Wenger knows that an early exit from the Champions League would hurt more than his club's pride. They qualified as champions and the European Cup proffers for Arsenal the lion's share of what is the tournament's biggest pool of broadcasting income. The Emirates Stadium debt is set to be about £240 million in two years, so the more lucrative his run in the current Champions League campaign, the more cash Wenger will have to spend in the summer.

"We have that so deep in us, wanting to do well in the Champions League, that even if we were top of the league I don't think it would take anything away from the Champions League motivation," Wenger said. "I am sure there is a deep motivation inside everybody at the club. All the international players had played in midweek last week and I just felt they gave their best against Crystal Palace and they needed a breather. It is good for them sometimes to have a mental breather more than a physical breather."

Wenger has done his best to put percentages in his favour and, though Cullip headed the ball into Arsenal's net shortly after Bergkamp's sending-off - a goal that was inexplicably disallowed - the Frenchman's selection was justified.
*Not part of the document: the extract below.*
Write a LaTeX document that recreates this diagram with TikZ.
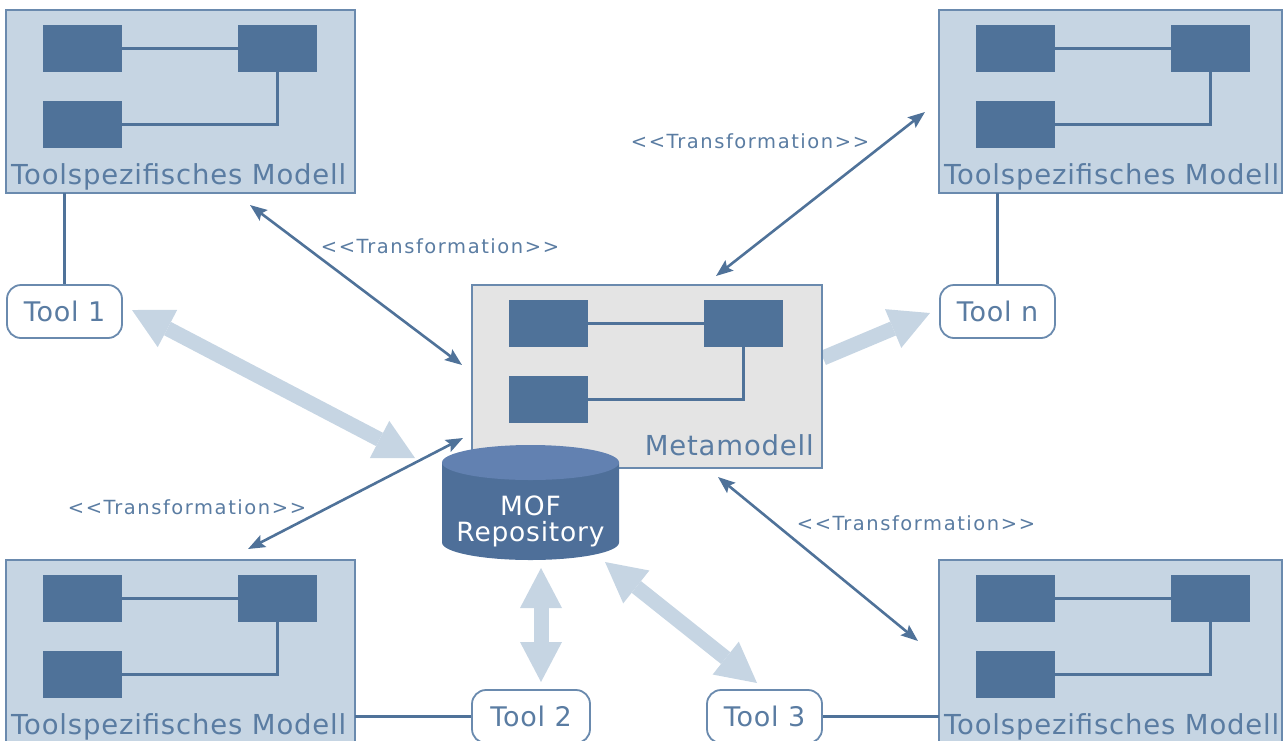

Robert Pires rose from the bench in the second half to score and it was only the inexperience of the centre back Philippe Senderos, whose hands-up leap in the box conceded a 90th-minute penalty, that cost Arsenal victory.

Wenger's opposing manager, Neil Warnock, ecstatic that Andy Gray's conversion forced a March 1st replay (though he expects to lose it), certainly issued no criticism for Arsenal's personnel. "I love Wenger," he said. "I've looked at what he's done. He gets criticised because they're not flying away, but Chelsea have spent £100 million and he's hardly spent a penny. Birmingham have spent more than him.

"He's got young lads who are going to be quality over the next few years, he's got a club that's going to a stadium that's second to none. It must be disappointing to be third in the Premiership and in the quarter-final of the Cup. Or nearly."